Instruction: Every record below should be written out exactly; pictures stay out.

Figure scripts:
===

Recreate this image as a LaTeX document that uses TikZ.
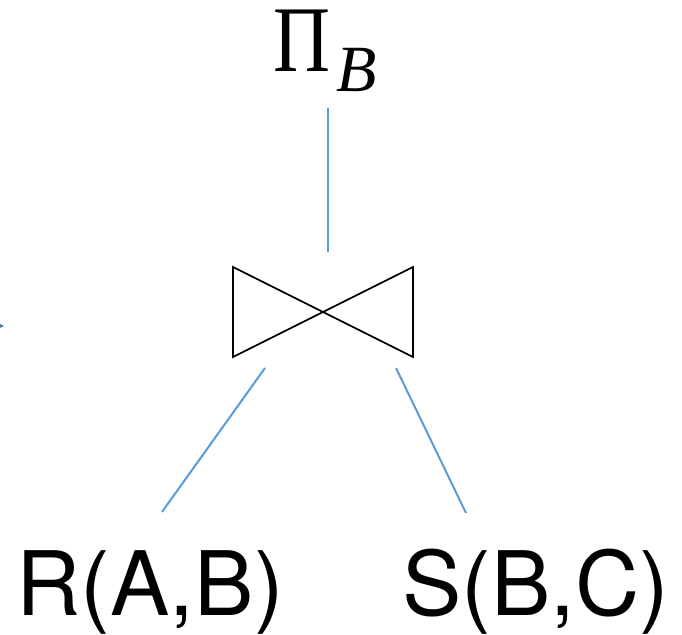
\documentclass[tikz,border=0pt]{standalone}
\usepackage{fontspec}
\setmainfont{TeX Gyre Heros}
\newfontfamily\seriffont{Liberation Serif}
\definecolor{edgeblue}{RGB}{91,155,213}
\definecolor{tipblue}{RGB}{70,125,185}
\begin{document}
\begin{tikzpicture}[x=1pt,y=1pt,
  edge/.style={draw=edgeblue, line width=2pt},
  bowtie/.style={draw=black, line width=1.6pt, line join=miter},
  rel/.style={inner sep=0pt, anchor=base, font=\fontsize{89}{89}\selectfont}]
\useasboundingbox (0,0) rectangle (682,634);
% Projection
\node[inner sep=0pt, anchor=base west] (proj) at (273,562)
  {\seriffont\fontsize{94}{94}\selectfont\scalebox{0.84}[1]{Π}\kern6pt\raisebox{-20pt}{\fontsize{66}{66}\selectfont\itshape B}};
% join (bowtie)
\coordinate (jc) at (323,322);
\draw[bowtie] (233,367) -- (233,277) -- (413,367) -- (413,277) -- cycle;
\coordinate (jtop) at (328,382);
\coordinate (jl) at (265,266);
\coordinate (jr) at (396,266);
\coordinate (ptop) at (328,526);
% relations
\node[rel] (R) at (150,19) {R(A,B)};
\node[rel] (S) at (536,19) {S(B,C)};
\coordinate (Rt) at (162,122);
\coordinate (St) at (466,121);
% edges
\draw[edge] (ptop) -- (jtop);
\draw[edge] (jl) -- (Rt);
\draw[edge] (jr) -- (St);
% partial arrow tip at left edge
\fill[tipblue] (-6,313) -- (4,308) -- (-6,303) -- cycle;
\end{tikzpicture}
\end{document}
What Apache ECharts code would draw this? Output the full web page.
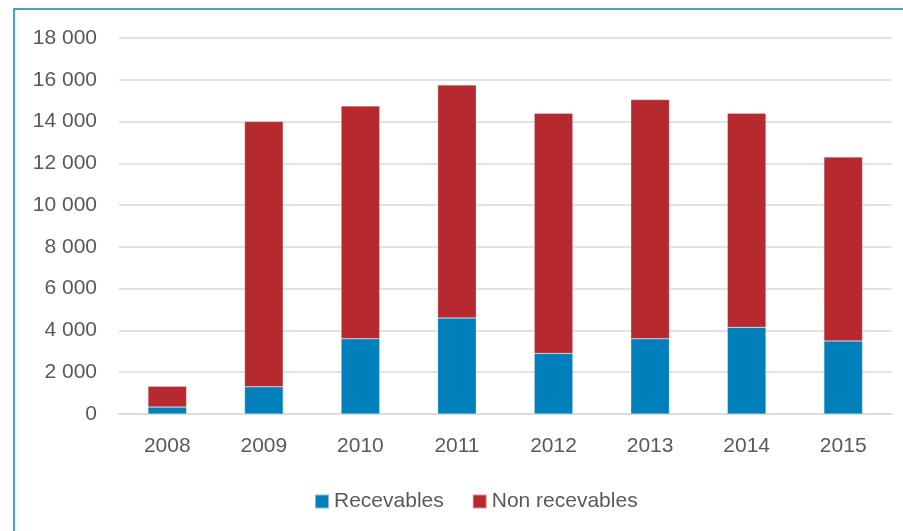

===

Exercise result:
Recreate this image as a LaTeX document that uses TikZ.
\documentclass[tikz,border=0pt]{standalone}
\usepackage{fontspec}
\setmainfont{TeX Gyre Heros}
\newfontfamily\seriffont{Liberation Serif}
\definecolor{edgeblue}{RGB}{91,155,213}
\definecolor{tipblue}{RGB}{70,125,185}
\begin{document}
\begin{tikzpicture}[x=1pt,y=1pt,
  edge/.style={draw=edgeblue, line width=2pt},
  bowtie/.style={draw=black, line width=1.6pt, line join=miter},
  rel/.style={inner sep=0pt, anchor=base, font=\fontsize{89}{89}\selectfont}]
\useasboundingbox (0,0) rectangle (682,634);
% Projection
\node[inner sep=0pt, anchor=base west] (proj) at (273,562)
  {\seriffont\fontsize{94}{94}\selectfont\scalebox{0.84}[1]{Π}\kern6pt\raisebox{-20pt}{\fontsize{66}{66}\selectfont\itshape B}};
% join (bowtie)
\coordinate (jc) at (323,322);
\draw[bowtie] (233,367) -- (233,277) -- (413,367) -- (413,277) -- cycle;
\coordinate (jtop) at (328,382);
\coordinate (jl) at (265,266);
\coordinate (jr) at (396,266);
\coordinate (ptop) at (328,526);
% relations
\node[rel] (R) at (150,19) {R(A,B)};
\node[rel] (S) at (536,19) {S(B,C)};
\coordinate (Rt) at (162,122);
\coordinate (St) at (466,121);
% edges
\draw[edge] (ptop) -- (jtop);
\draw[edge] (jl) -- (Rt);
\draw[edge] (jr) -- (St);
% partial arrow tip at left edge
\fill[tipblue] (-6,313) -- (4,308) -- (-6,303) -- cycle;
\end{tikzpicture}
\end{document}
What Apache ECharts code would draw this? Output the full web page.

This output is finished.